Noël, signe de l’amour de Dieu
Lorsque
nous nous sommes réunis pour la préparation liturgique de ce troisième
dimanche de l’Avent, nous avons commencé, comme le font toutes les
équipes liturgiques, par écouter et méditer un peu les lectures de ce
dimanche. Si, en finale, nous étions unanimes pour dire que ces
passages de l’Ecriture sont plein d’espérance et qu’ils nous invitent
vraiment à nous préparer à accueillir la venue de Jésus, nous
avons pourtant été choqués par certaines expressions.
Ainsi,
lorsque le prophète Isaïe proclame : " Prenez courage, ne craignez
pas ; voici votre Dieu. C’est la vengeance qui vient, la revanche
de Dieu. Il vient lui-même et va vous sauver… », que
retenons-nous ? Que Dieu vient nous sauver ou bien qu’il vient se
venger, prendre sa revanche ? Pourquoi Isaïe se sert-il de ces
mots vengeance , revanche ? Nous savons bien qu’au début de
son histoire, le peuple de la Bible imaginait un Dieu qui, certes
aimait les hommes mais également un Dieu qui était parfois violent,
jaloux, à l'image de l'homme. Même si, chez Isaïe, le mot
« vengeance » est resté, nous comprenons que son sens a
changé. Isaïe parle plus d’une revanche contre le mal, d’une
recréation, dont nous pouvons retenir la longue liste de ses merveilles
aujourd’hui : « Il vient lui-même et va vous sauver. Alors
s’ouvriront les yeux des aveugles, et les oreilles des sourds. Alors le
boiteux bondira comme un cerf, et la bouche du muet criera de
joie… »
Rappelez-vous : Jean Baptiste, dans le passage
d’Evangile que nous avons entendu dimanche dernier, n’était pas tendre
non plus. Pour inciter à la conversion ceux qui venaient le rencontrer,
il présentait "celui qui vient" comme un juge redoutable, avec la hache
à la main pour déraciner les pécheurs et les jeter au feu. Or, une fois
en prison, ce qu’il entendait dire de Jésus ne correspondait pas à ce
qu'il avait annoncé. Au lieu d'utiliser la manière forte, Jésus se
proclame "doux et humble de cœur". Il fait bon accueil aux pécheurs et
il va jusqu'à leur pardonner. Nous sommes loin du jugement redoutable
et Jean-Baptiste semble désemparé par cette attitude et, pour cette
raison, il envoie ses disciples demander à Jésus : "Es-tu celui qui
doit venir ou devons-nous en attendre un autre ?
Alors Jésus,
renvoie à la prophétie d’Isaïe et rappelle les signes qui sont en train
de se réaliser partout où il passe : A sa parole, des aveugles
voient, des sourds entendent, des lépreux sont purifiés… Ces signes
merveilleux sont comme les signes distinctifs du Sauveur. Puisque la
prophétie d’Isaïe se réalise maintenant, c’est que, maintenant, on peut
le croire : Jésus de Nazareth est bien le Sauveur promis.
Comme
chez Isaïe, des aveugles, des sourds, des boiteux, tous guéris !

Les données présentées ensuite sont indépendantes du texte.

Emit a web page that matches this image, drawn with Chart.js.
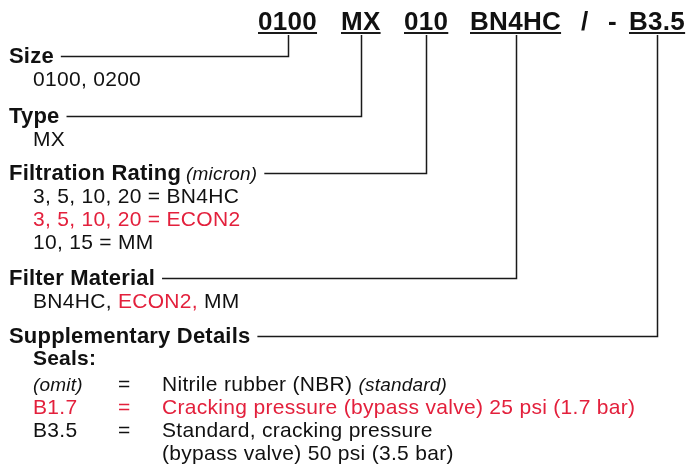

Jean Baptiste doit le constater, Jésus n’abolit pas les prophéties
d’Isaïe : il passe en faisant le bien, il guérit, il rétablit
l’homme dans sa dignité. Mais il va plus loin, infiniment plus
loin : le Dieu qui se révèle en Jésus n’est pas un Dieu vengeur,
c’est un Dieu de miséricorde et de pardon. Ou alors, si Dieu bouscule
les ennemis de son peuple c’est pour en faire des frères. Voilà
pourquoi le plus petit dans le Royaume est plus grand que
Jean-Baptiste : le plus petit dans le Royaume est celui qui fait
une expérience que Jean-Baptiste n’a pas encore faite, celle d’un Dieu
d’amour et de pardon.
Et nous aujourd’hui ? croyons-nous
vraiment que notre Dieu est un Dieu d’amour, de pardon, et non pas un
Dieu vengeur, revanchard !
Oui, bien sûr, mais reconnaissons
que ce n’est pas si simple. Face à des conflits politiques,
professionnels, relationnels ou familiaux, face aux drames de
l’actualité, nous souhaitons que justice soit faite - ce qui est tout à
fait légitime et même nécessaire – mais nous restons parfois
habités par des instincts violents, expéditifs, nous rêvons volontiers
que Dieu règle les conflits avec éclat, qu’il punisse les méchants
comme ils le méritent à nos yeux… Pour illustrer cela, je reprendrai,
en forme de boutade, des réflexions échangées en équipe liturgique,
lors de la préparation. L’un dit : « Jésus nous révèle
que Dieu n’est pas un Dieu vengeur mais un Dieu qui aime et qui
pardonne. » Un autre reprend : « Mais alors, si Dieu est
si bon, peut-être que Hitler lui-même est au paradis ? » Et
un troisième réplique : « Si c’est le cas, si moi j’y vais
aussi au paradis et que Hitler est là, je ne le regarderai pas. »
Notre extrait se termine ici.